You can only say you have a talent in comparison to others. The OP asks about talent, therefore it is asking us to compare ourselves to others. You can certainly strive to be the best you can be, but that won’t mean much as far as this question is concerned.
Anyway, we are meaningless without comparing ourselves to others. The problem is when we make a judgement about better or worse. It is find to compare, but it is deadly for people like me to say we are better or worse. Inevitably, we are worse, and we feel bad, and that leads to depression, which leads to death. Far better to not go down that road. Believe me, this is a survival technique and it works.
I’m not even sure I want to compare myself to myself and say I am better or worse. I really prefer to think of all activities as a process. I should enjoy the doing of them. I do not question the worth or validity of what I do. I do not worry about being better or worse than I was before. I do it because I enjoy doing it, whatever it is.
Like I enjoy giving advice. I enjoy answering questions. I’m not much good at it, but that doesn’t matter. Not that people haven’t thanked me for advice. They have. So I am aware that some people appreciate my advice on occasion. But while that is nice and it means a lot to me, I can’t let it matter. Neither can it matter that I don’t get paid to give advice, or that I’m not famous for my advice. Clearly, if I were any good at doing it, I would be sought out and paid. I’m not, and I know what that means.
But I ignore that fact. It’s the process that matters. Maybe one day someone will want to pay me to do this, but that doens’t matter, either. I need to keep on pushing on and not thinking. Just doing. Just being. When I start thinking, I start taking myself down a road that is really, really bad for me.
I revel in @Rarebear‘s mediocrity.
You go, bro!
Both. I know a lot about a little and a little about a lot.
@wundayatta – I still don’t quite get you, dictionary.com’s definition of talent says nothing about comparisons, it merely says an aptitude. So I think you can have talent without measurement against another. But I agree that all of life is a process and I like that thought. I still try to get better every day though at most everything I do. And if I do something everyday, improvement is pretty much assured.
Are you fishing for compliments? If you are I will tell you that you are good at answering questions.
No. You can’t say something is a talent without comparing it to something else. Just think about it. What other basis is there? Otherwise everything is talent.
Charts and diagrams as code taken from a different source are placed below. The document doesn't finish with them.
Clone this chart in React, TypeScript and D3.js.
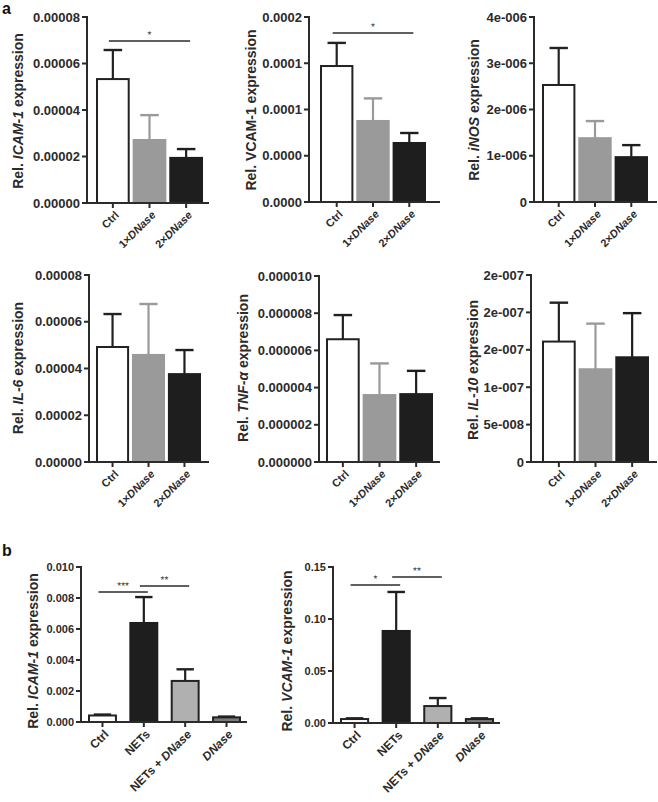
import React from "react";
import * as d3 from "d3";

// ---------- DATA ----------
const groupsA = ["Ctrl", "1×DNase", "2×DNase"];
const groupsB = ["Ctrl", "NETs", "NETs + DNase", "DNase"];

const icamMean = [0.0000533, 0.0000271, 0.0000194];
const icamSem = [0.0000125, 0.0000107, 0.0000038];
const vcamMean = [0.000147, 0.0000876, 0.0000638];
const vcamSem = [0.000025, 0.0000244, 0.0000108];
const inosMean = [2.53e-6, 1.38e-6, 0.97e-6];
const inosSem = [0.8e-6, 0.37e-6, 0.26e-6];
const il6Mean = [0.0000492, 0.0000458, 0.0000376];
const il6Sem = [0.0000141, 0.0000218, 0.0000103];
const tnfMean = [6.6e-6, 3.6e-6, 3.65e-6];
const tnfSem = [1.3e-6, 1.7e-6, 1.25e-6];
const il10Mean = [1.61e-7, 1.24e-7, 1.4e-7];
const il10Sem = [0.52e-7, 0.61e-7, 0.59e-7];
const bIcamMean = [0.00042, 0.00639, 0.00265, 0.0003];
const bIcamSem = [0.00006, 0.00167, 0.00075, 0.00005];
const bVcamMean = [0.0038, 0.0885, 0.0163, 0.0038];
const bVcamSem = [0.0007, 0.0375, 0.0077, 0.0007];

const ticks8e5 = [0, 0.00002, 0.00004, 0.00006, 0.00008];
const ticks8e5Labels = ["0.00000", "0.00002", "0.00004", "0.00006", "0.00008"];
const ticksVcam = [0, 0.00005, 0.0001, 0.00015, 0.0002];
const ticksVcamLabels = ["0.0000", "0.0000", "0.0001", "0.0001", "0.0002"];
const ticksInos = [0, 1e-6, 2e-6, 3e-6, 4e-6];
const ticksInosLabels = ["0", "1e-006", "2e-006", "3e-006", "4e-006"];
const ticksTnf = [0, 2e-6, 4e-6, 6e-6, 8e-6, 1e-5];
const ticksTnfLabels = ["0.000000", "0.000002", "0.000004", "0.000006", "0.000008", "0.000010"];
const ticksIl10 = [0, 5e-8, 1e-7, 1.5e-7, 2e-7, 2.5e-7];
const ticksIl10Labels = ["0", "5e-008", "1e-007", "2e-007", "2e-007", "2e-007"];
const ticksBIcam = [0, 0.002, 0.004, 0.006, 0.008, 0.01];
const ticksBIcamLabels = ["0.000", "0.002", "0.004", "0.006", "0.008", "0.010"];
const ticksBVcam = [0, 0.05, 0.1, 0.15];
const ticksBVcamLabels = ["0.00", "0.05", "0.10", "0.15"];

const sigIcam = [{ from: "Ctrl", to: "2×DNase", label: "*" }];
const sigVcam = [{ from: "Ctrl", to: "2×DNase", label: "*" }];
const sigBIcam = [
  { from: "Ctrl", to: "NETs", label: "***" },
  { from: "NETs", to: "NETs + DNase", label: "**" },
];
const sigBVcam = [
  { from: "Ctrl", to: "NETs", label: "*" },
  { from: "NETs", to: "NETs + DNase", label: "**" },
];

// ---------- STYLE ----------
const TXT = "#2b2b2b";
const AX = "#2b2b2b";
const FONT = "'Liberation Sans', Arial, Helvetica, sans-serif";
const styleA = [
  { fill: "#ffffff", stroke: "#222", err: "#222" },
  { fill: "#9a9a9a", stroke: "#9a9a9a", err: "#9a9a9a" },
  { fill: "#1e1e1e", stroke: "#1e1e1e", err: "#1e1e1e" },
];
const styleB = [
  { fill: "#ffffff", stroke: "#222", err: "#222" },
  { fill: "#1e1e1e", stroke: "#1e1e1e", err: "#1e1e1e" },
  { fill: "#b0b0b0", stroke: "#222", err: "#222" },
  { fill: "#7a7a7a", stroke: "#222", err: "#222" },
];

type SigDef = { from: string; to: string; label: string };
type PanelCfg = {
  cats: string[];
  mean: number[];
  sem: number[];
  max: number;
  ticks: number[];
  tickLabels: string[];
  gene: string;
  geneItalic: boolean;
  styles: { fill: string; stroke: string; err: string }[];
  axisX: number;
  yTop: number;
  yBottom: number;
  bandStart: number;
  bandEnd: number;
  padInner: number;
  axisEnd: number;
  titleX: number;
  titleY: number;
  titleSize: number;
  tickSize: number;
  xLabSize: number;
  capFrac: number;
  sig: SigDef[];
  sigY: number[];
};

const XLabel = ({ text }: { text: string }) => {
  const idx = text.indexOf("DNase");
  if (idx < 0) return <>{text}</>;
  return (
    <>
      {text.slice(0, idx)}
      <tspan fontStyle="italic">DNase</tspan>
    </>
  );
};

const Panel = ({ p }: { p: PanelCfg }) => {
  const y = d3.scaleLinear().domain([0, p.max]).range([p.yBottom, p.yTop]);
  const x = d3
    .scaleBand<string>()
    .domain(p.cats)
    .range([p.bandStart, p.bandEnd])
    .paddingInner(p.padInner)
    .paddingOuter(0);
  const bw = x.bandwidth();
  const cap = bw * p.capFrac;
  const cx = (c: string) => (x(c) as number) + bw / 2;
  return (
    <g fontFamily={FONT} fontWeight="bold" fill={TXT}>
      {p.cats.map((c, i) => {
        const st = p.styles[i];
        const top = y(p.mean[i]);
        const et = y(p.mean[i] + p.sem[i]);
        return (
          <g key={c}>
            <line x1={cx(c)} x2={cx(c)} y1={top} y2={et} stroke={st.err} strokeWidth={2.2} />
            <line x1={cx(c) - cap / 2} x2={cx(c) + cap / 2} y1={et} y2={et} stroke={st.err} strokeWidth={2.4} />
            <rect
              x={(x(c) as number) + 1}
              y={top}
              width={bw - 2}
              height={p.yBottom - top}
              fill={st.fill}
              stroke={st.stroke}
              strokeWidth={2}
            />
          </g>
        );
      })}
      <line x1={p.axisX} x2={p.axisX} y1={p.yTop - 1} y2={p.yBottom + 1} stroke={AX} strokeWidth={2} />
      {p.ticks.map((t, i) => (
        <g key={i}>
          <line x1={p.axisX - 5} x2={p.axisX} y1={y(t)} y2={y(t)} stroke={AX} strokeWidth={2} />
          <text x={p.axisX - 7} y={y(t)} dy="0.36em" textAnchor="end" fontSize={p.tickSize}>
            {p.tickLabels[i]}
          </text>
        </g>
      ))}
      <line x1={p.axisX - 1} x2={p.axisEnd} y1={p.yBottom} y2={p.yBottom} stroke={AX} strokeWidth={2} />
      {p.cats.map((c) => (
        <g key={c}>
          <line x1={cx(c)} x2={cx(c)} y1={p.yBottom} y2={p.yBottom + 5} stroke={AX} strokeWidth={2} />
          <text
            transform={`translate(${cx(c) + 4},${p.yBottom + 10}) rotate(-45)`}
            textAnchor="end"
            dy="0.35em"
            fontSize={p.xLabSize}
          >
            <XLabel text={c} />
          </text>
        </g>
      ))}
      <text
        transform={`translate(${p.titleX},${p.titleY}) rotate(-90)`}
        textAnchor="middle"
        dy="0.35em"
        fontSize={p.titleSize}
      >
        {"Rel. "}
        <tspan fontStyle={p.geneItalic ? "italic" : "normal"}>{p.gene}</tspan>
        {" expression"}
      </text>
      {p.sig.map((s, i) => {
        const x1 = cx(s.from) - 4;
        const x2 = cx(s.to) + 4;
        const yy = p.sigY[i];
        return (
          <g key={i}>
            <line x1={x1} x2={x2} y1={yy} y2={yy} stroke={AX} strokeWidth={1.6} />
            <text
              x={(x1 + x2) / 2}
              y={yy - 3}
              textAnchor="middle"
              fontSize={10}
              fontWeight="normal"
              fill="#333"
              style={{ textRendering: "geometricPrecision" }}
            >
              {s.label}
            </text>
          </g>
        );
      })}
    </g>
  );
};

const base = {
  titleSize: 14,
  tickSize: 13,
  xLabSize: 11,
  capFrac: 0.55,
  padInner: 0.08,
};

const panels: PanelCfg[] = [
  {
    ...base,
    cats: groupsA, mean: icamMean, sem: icamSem, max: 0.00008, ticks: ticks8e5, tickLabels: ticks8e5Labels,
    gene: "ICAM-1", geneItalic: true, styles: styleA,
    axisX: 87, yTop: 17, yBottom: 203, bandStart: 96, bandEnd: 203, axisEnd: 209,
    titleX: 18, titleY: 111, sig: sigIcam, sigY: [41],
  },
  {
    ...base,
    cats: groupsA, mean: vcamMean, sem: vcamSem, max: 0.0002, ticks: ticksVcam, tickLabels: ticksVcamLabels,
    gene: "VCAM-1", geneItalic: false, styles: styleA,
    axisX: 309, yTop: 17, yBottom: 202, bandStart: 320, bandEnd: 426, axisEnd: 440,
    titleX: 251, titleY: 110, sig: sigVcam, sigY: [33],
  },
  {
    ...base,
    cats: groupsA, mean: inosMean, sem: inosSem, max: 4e-6, ticks: ticksInos, tickLabels: ticksInosLabels,
    gene: "iNOS", geneItalic: true, styles: styleA,
    axisX: 534, yTop: 17, yBottom: 202, bandStart: 542, bandEnd: 648, axisEnd: 657,
    titleX: 474, titleY: 110, sig: [], sigY: [],
  },
  {
    ...base,
    cats: groupsA, mean: il6Mean, sem: il6Sem, max: 0.00008, ticks: ticks8e5, tickLabels: ticks8e5Labels,
    gene: "IL-6", geneItalic: true, styles: styleA,
    axisX: 89, yTop: 275, yBottom: 462, bandStart: 96, bandEnd: 201, axisEnd: 209,
    titleX: 18, titleY: 368, sig: [], sigY: [],
  },
  {
    ...base,
    cats: groupsA, mean: tnfMean, sem: tnfSem, max: 1e-5, ticks: ticksTnf, tickLabels: ticksTnfLabels,
    gene: "TNF-α", geneItalic: true, styles: styleA,
    axisX: 319, yTop: 276, yBottom: 462, bandStart: 326, bandEnd: 433, axisEnd: 440,
    titleX: 243, titleY: 368, sig: [], sigY: [],
  },
  {
    ...base,
    cats: groupsA, mean: il10Mean, sem: il10Sem, max: 2.5e-7, ticks: ticksIl10, tickLabels: ticksIl10Labels,
    gene: "IL-10", geneItalic: true, styles: styleA,
    axisX: 531, yTop: 275, yBottom: 462, bandStart: 542, bandEnd: 649, axisEnd: 657,
    titleX: 473, titleY: 370, sig: [], sigY: [],
  },
  {
    ...base,
    tickSize: 11, xLabSize: 12, capFrac: 0.6, padInner: 0.3,
    cats: groupsB, mean: bIcamMean, sem: bIcamSem, max: 0.01, ticks: ticksBIcam, tickLabels: ticksBIcamLabels,
    gene: "ICAM-1", geneItalic: true, styles: styleB,
    axisX: 81, yTop: 567, yBottom: 722, bandStart: 88, bandEnd: 241, axisEnd: 247,
    titleX: 33, titleY: 651, sig: sigBIcam, sigY: [592, 586],
  },
  {
    ...base,
    tickSize: 11, xLabSize: 12, capFrac: 0.6, padInner: 0.3,
    cats: groupsB, mean: bVcamMean, sem: bVcamSem, max: 0.15, ticks: ticksBVcam, tickLabels: ticksBVcamLabels,
    gene: "VCAM-1", geneItalic: true, styles: styleB,
    axisX: 333, yTop: 567, yBottom: 723, bandStart: 340, bandEnd: 494, axisEnd: 500,
    titleX: 287, titleY: 651, sig: sigBVcam, sigY: [585, 577],
  },
];

export default function App() {
  return (
    <svg
      width={658}
      height={802}
      viewBox="0 0 658 802"
      style={{ position: "absolute", left: 0, top: 0, background: "#fff" }}
    >
      <rect width={658} height={802} fill="#fff" />
      <text x={2} y={14} fontFamily={FONT} fontWeight="bold" fontSize={16} fill="#111">a</text>
      <text x={2} y={556} fontFamily={FONT} fontWeight="bold" fontSize={16} fill="#111">b</text>
      {panels.map((p, i) => (
        <Panel key={i} p={p} />
      ))}
    </svg>
  );
}
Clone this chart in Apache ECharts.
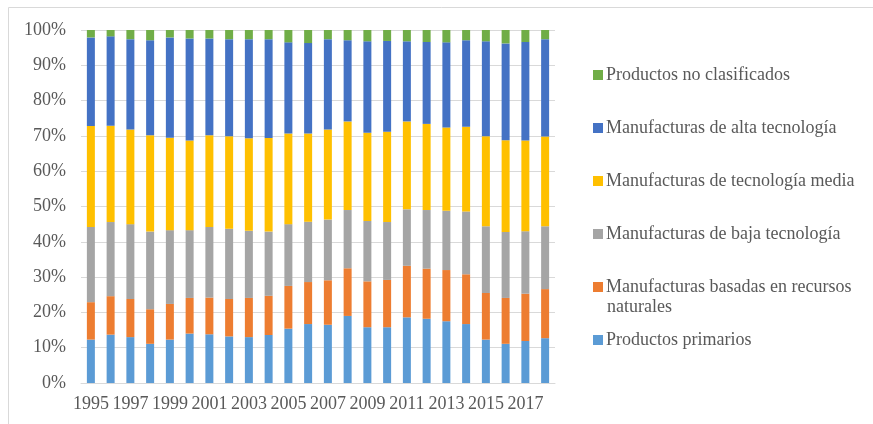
<!DOCTYPE html>
<html><head><meta charset="utf-8">
<script src="https://cdn.jsdelivr.net/npm/echarts@6/dist/echarts.min.js"></script>
<style>html,body{margin:0;padding:0;background:#fff}#c{width:873px;height:424px}</style>
</head><body><div id="c"></div>
<script>
const years = ['1995','1996','1997','1998','1999','2000','2001','2002','2003','2004','2005','2006','2007','2008','2009','2010','2011','2012','2013','2014','2015','2016','2017','2018'];
const productosPrimarios = [12.3,13.7,13.0,11.1,12.3,14.0,13.8,13.2,13.0,13.6,15.4,16.7,16.5,19.0,15.8,15.8,18.6,18.2,17.5,16.7,12.3,11.1,11.9,12.7];
const basadasRecursos = [10.6,10.9,10.8,9.8,10.1,10.1,10.4,10.6,11.1,11.1,12.1,11.9,12.6,13.5,13.0,13.4,14.6,14.2,14.5,14.1,13.2,13.0,13.4,13.9];
const bajaTecnologia = [21.3,21.0,21.2,22.0,20.9,19.2,20.0,19.9,19.0,18.2,17.5,17.1,17.2,16.5,17.1,16.4,16.0,16.6,16.8,17.8,18.9,18.7,17.7,17.8];
const tecnologiaMedia = [28.6,27.3,26.8,27.3,26.2,25.4,26.0,26.2,26.2,26.5,25.7,25.0,25.5,25.1,25.0,25.6,24.9,24.4,23.6,24.0,25.5,26.0,25.7,25.4];
const altaTecnologia = [25.1,25.3,25.6,26.9,28.4,28.9,27.4,27.5,28.1,28.0,25.8,25.6,25.6,23.0,25.9,25.7,22.7,23.2,24.1,24.5,26.9,27.4,27.9,27.6];
const noClasificados = [2.1,1.8,2.6,2.9,2.1,2.4,2.4,2.6,2.6,2.6,3.5,3.7,2.6,2.9,3.2,3.1,3.2,3.4,3.5,2.9,3.2,3.8,3.4,2.6];
const names = ['Productos primarios','Manufacturas basadas en recursos naturales','Manufacturas de baja tecnología','Manufacturas de tecnología media','Manufacturas de alta tecnología','Productos no clasificados'];
const colors = ['#5B9BD5','#ED7D31','#A5A5A5','#FFC000','#4472C4','#70AD47'];
const values = [productosPrimarios,basadasRecursos,bajaTecnologia,tecnologiaMedia,altaTecnologia,noClasificados];
const FONT = 'Liberation Serif';
const TXT = '#595959';
const chart = echarts.init(document.getElementById('c'));
chart.setOption({
  animation:false,
  textStyle:{fontFamily:FONT},
  grid:{left:81,right:318,top:30,bottom:41,containLabel:false},
  graphic:[
    {type:'rect',shape:{x:8.5,y:7.5,width:1000,height:600},style:{fill:'none',stroke:'#d9d9d9',lineWidth:1},silent:true},
    {type:'text',left:607,top:298,style:{text:'naturales',font:'18px "Liberation Serif"',fill:TXT}}
  ],
  legend:{
    orient:'vertical',left:593,top:65,padding:0,itemGap:33,itemWidth:10,itemHeight:10,
    icon:'rect',
    data:names.slice().reverse(),
    formatter:n=>n==='Manufacturas basadas en recursos naturales'?'Manufacturas basadas en recursos':n,
    textStyle:{fontFamily:FONT,fontSize:18,color:TXT,lineHeight:20,padding:[0,0,0,-2]}
  },
  xAxis:{type:'category',data:years,
    axisLine:{lineStyle:{color:'#d9d9d9'}},axisTick:{show:false},
    axisLabel:{interval:1,fontFamily:FONT,fontSize:18,color:TXT,margin:12}},
  yAxis:{type:'value',min:0,max:100,interval:10,
    axisLabel:{formatter:'{value}%',fontFamily:FONT,fontSize:18,color:TXT,margin:15},
    splitLine:{lineStyle:{color:'#d9d9d9'}},axisLine:{show:false},axisTick:{show:false}},
  series:names.map((n,i)=>({name:n,type:'bar',stack:'t',barWidth:8,data:values[i],itemStyle:{color:colors[i]}}))
});
</script></body></html>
Which would be fine with me, but renders the term meaningless.
And no. Fishing for compliments renders the compliment null and void. If you ask for something and receive it, it means the person is just giving it to you to please you, not because they really mean it. If they meant it, they would have given it before you asked. The only true compliment is money. If someone pays you to do something, you know they really value it, because no one parts with money easily.
Words are easy because they are free. Thus it is unclear if they have any real meaning as far as being a trustworthy assessment of the value of someone or something. People give white lies all the time. What that means is that words are social grease—important, but not an assessment. Or at least not a valid assessment.
There is a theory outlined in Outliers by Malcom Gladwell that talent has little to with the end proficiency of a skill set.
Talent is just a kick start. To be truly proficient at something takes 10000 hours of practice/training/doing.
I’d say I’m very talented in the field of English, definitely more so than in other academic subjects. It’s what I’m planning on majoring in when I go to college this fall, which I’m really looking forward to!
I’m also really good at parking, which is weird because almost everyone else in my family is pretty bad at it! I just did parallel parking for the first time ever yesterday during one of my in-car instruction lessons, and my instructor said that in all the years she’s been doing it she’s never had a student parallel park as perfectly as I had! It made me feel pretty good about myself, haha.
C. Extremely talented at many things.